Già il 19 agosto 2014, compariva un interessante dibattito (https://ilragno.wordpress.com/20…) iniziato da una sociologa che tratta diversi argomenti e spunti di riflessione; il successivo 9 ottobre 2014, Sabrina Spirolazzi in un suo articolo pubblicato da Cronaca Ossona (http://www.cronacaossona.com/201…) scriveva: Le avevo viste l’estate scorsa. Sinceramente ero a una presentazione di una nuova collezione uomo con un caro amico. Sto parlando delle gonne che alcuni modelli indossavano … (omissis) … per le vie di Milano si aggirano uomini con la gonna. Oltretutto, l’altra mattina davanti a me c’era un giovanotto con il mio stesso outfit… (omissis) … devo dire che mi piaceva, sicuramente non è il tipo di uomo con cui uscirei ma devo dire che l’insieme sobrio e discreto non mi ha sconvolta. Ho fatto una ricerca online e con stupore ho notato che molti stilisti la proponevano. Poi molti si sono lanciati in analisi sul perché gli uomini usano la gonna. Cazzate, gli piace essere notati, punto e basta. Quanti dei miei amici hanno una gonna nell’armadio? Nessuno. Quanti vorrebbero per una volta indossarla? In molti credetemi. Molti più di quanto immaginate …
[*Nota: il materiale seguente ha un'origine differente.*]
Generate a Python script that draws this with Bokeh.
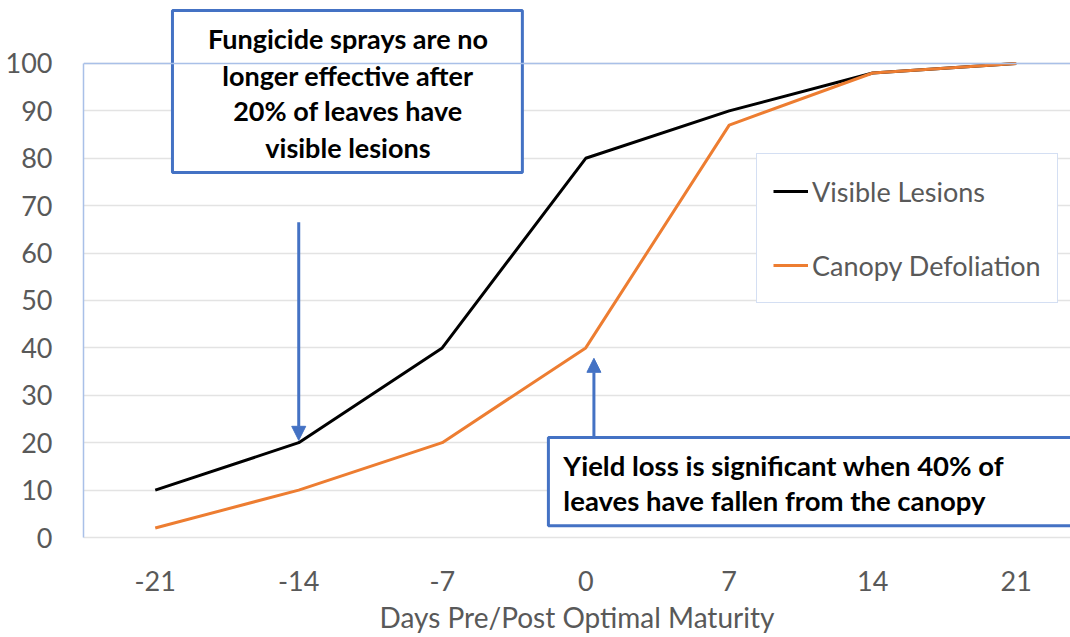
from bokeh.plotting import figure
from bokeh.models import FixedTicker, Span, Arrow, NormalHead, Legend, LegendItem, Range1d
from bokeh.core.properties import value
from bokeh.embed import file_html
from bokeh.resources import INLINE

days = [-21, -14, -7, 0, 7, 14, 21]
visible_lesions = [10, 20, 40, 80, 90, 98, 100]
canopy_defoliation = [2, 10, 20, 40, 87, 98, 100]
y_ticks = [0, 10, 20, 30, 40, 50, 60, 70, 80, 90, 100]
x_label = "Days Pre/Post Optimal Maturity"
series_names = ["Visible Lesions", "Canopy Defoliation"]
note1 = ["Fungicide sprays are no", "longer effective after", "20% of leaves have", "visible lesions"]
note2 = ["Yield loss is significant when 40% of", "leaves have fallen from the canopy"]

FONT = "Lato"
GRAY = "#595959"
BLUE = "#4472C4"
LIGHTBLUE = "#a9c0e8"

p = figure(width=1070, height=637, output_backend="svg", toolbar_location=None,
           x_range=Range1d(-24.5, 23.65), y_range=Range1d(0, 111.6),
           min_border_left=83, min_border_right=0, min_border_top=8, min_border_bottom=100)
p.outline_line_color = None
p.background_fill_color = "white"

p.xgrid.visible = False
p.ygrid.grid_line_color = "#e3e3e3"
p.ygrid.grid_line_width = 1.5
p.ygrid.ticker = FixedTicker(ticks=y_ticks)

p.yaxis.ticker = FixedTicker(ticks=y_ticks)
p.yaxis.bounds = (0, 100)
p.yaxis.axis_line_color = LIGHTBLUE
p.yaxis.axis_line_width = 1.5
p.yaxis.major_tick_line_color = None
p.yaxis.minor_tick_line_color = None
p.yaxis.major_label_standoff = 25
p.yaxis.major_label_text_font = FONT
p.yaxis.major_label_text_font_size = "27px"
p.yaxis.major_label_text_color = GRAY

p.xaxis.ticker = FixedTicker(ticks=days)
p.xaxis.major_label_overrides = {d: str(d) for d in days}
p.xaxis.axis_line_color = "#e3e3e3"
p.xaxis.axis_line_width = 1.5
p.xaxis.major_tick_line_color = None
p.xaxis.minor_tick_line_color = None
p.xaxis.major_label_standoff = 27
p.xaxis.major_label_text_font = FONT
p.xaxis.major_label_text_font_size = "27px"
p.xaxis.major_label_text_color = GRAY
p.xaxis.axis_label = x_label
p.xaxis.axis_label_text_font = FONT
p.xaxis.axis_label_text_font_size = "28px"
p.xaxis.axis_label_text_font_style = "normal"
p.xaxis.axis_label_text_color = GRAY
p.xaxis.axis_label_standoff = 6

p.add_layout(Span(location=100, dimension="width", line_color=LIGHTBLUE, line_width=1.5))

r1 = p.line(days, visible_lesions, line_color="black", line_width=3)
r2 = p.line(days, canopy_defoliation, line_color="#ED7D31", line_width=3)

legend = Legend(items=[LegendItem(label=series_names[0], renderers=[r1]),
                       LegendItem(label=series_names[1], renderers=[r2])],
                location=(673, 234))
legend.label_text_font = FONT
legend.label_text_font_size = "27px"
legend.label_text_color = GRAY
legend.glyph_width = 35
legend.glyph_height = 42
legend.label_height = 42
legend.label_standoff = 4
legend.padding = 16
legend.spacing = 32
legend.margin = 0
legend.border_line_color = LIGHTBLUE
legend.border_line_width = 1.5
legend.background_fill_color = "white"
legend.background_fill_alpha = 1
p.add_layout(legend)

# arrows
p.add_layout(Arrow(end=NormalHead(size=14, fill_color=BLUE, line_color=BLUE),
                   x_start=-14, y_start=66.5, x_end=-14, y_end=20.5,
                   line_color=BLUE, line_width=3))
p.add_layout(Arrow(end=NormalHead(size=14, fill_color=BLUE, line_color=BLUE),
                   x_start=0.4, y_start=21.1, x_end=0.4, y_end=37.8,
                   line_color=BLUE, line_width=3))

# annotation boxes
p.quad(left=[-20.16], right=[-3.09], top=[111.2], bottom=[77.0],
       fill_color="white", line_color=BLUE, line_width=3)
p.quad(left=[-1.82], right=[25], top=[21.1], bottom=[2.5],
       fill_color="white", line_color=BLUE, line_width=3)

p.text(x=[-11.6] * 4, y=[105.3, 97.5, 90.1, 82.3], text=note1,
       text_font=value(FONT), text_font_size="27px", text_font_style="bold",
       text_color="black", text_align="center", text_baseline="middle")
p.text(x=[-1.09] * 2, y=[15.2, 7.8], text=note2,
       text_font=value(FONT), text_font_size="27.5px", text_font_style="bold",
       text_color="black", text_align="left", text_baseline="middle")

open("out.html", "w").write(file_html(p, INLINE))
Più recentemente, in data 11 gennaio 2018, il Corriere Adriatico, in un articolo firmato da Maria Teresa Bianciardi (https://www.corriereadriatico.it…) afferma che la collezione non resterà nell’ombra, giacché, oggigiorno, ci siamo già abituati alle borsette maschili e l’abbigliamento indiviso non tarderà a comparire.
Superfluo osservare che anche chi scrive, in assenza di esigenze particolari, gradirebbe indossare abbigliamento indiviso.
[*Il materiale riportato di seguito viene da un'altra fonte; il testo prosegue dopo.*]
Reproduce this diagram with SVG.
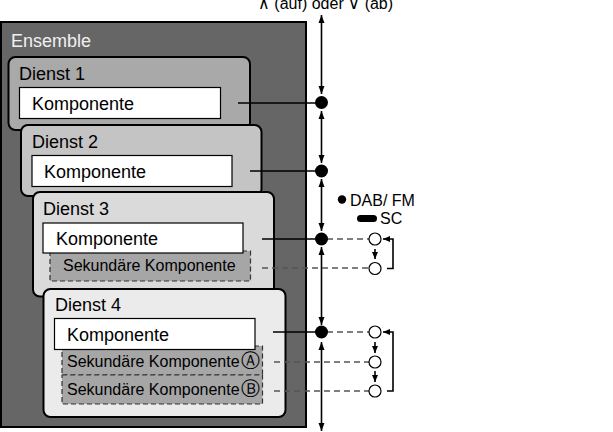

Grazie per l’approfondita analisi! Di solito non amo gli stereotipi e sono per la libertà di espressione sopratutto nel fashion, a volte linguisticamente mi piace giocare con le parole, ed essere libera di farlo.
Peraltro, giocare con le parole è un elegante espediente di sicuro impatto giornalistico e non solo: l’arte letteraria, quel modus scribendi non finalizzato alla mera trasmissione d’informazioni, proprio su questo si fonda. Anzi, credo di non errare nel pensare che il titolo di questo sito sia un’azzeccata sineresi tra cognome e nome dell’Autrice.
Tornando all’analisi del Vostro articolo, quelle illustrate sono le forme che, a mio parere, sono più comode e più eleganti al tempo stesso: medie o lunghe e svasate ad A.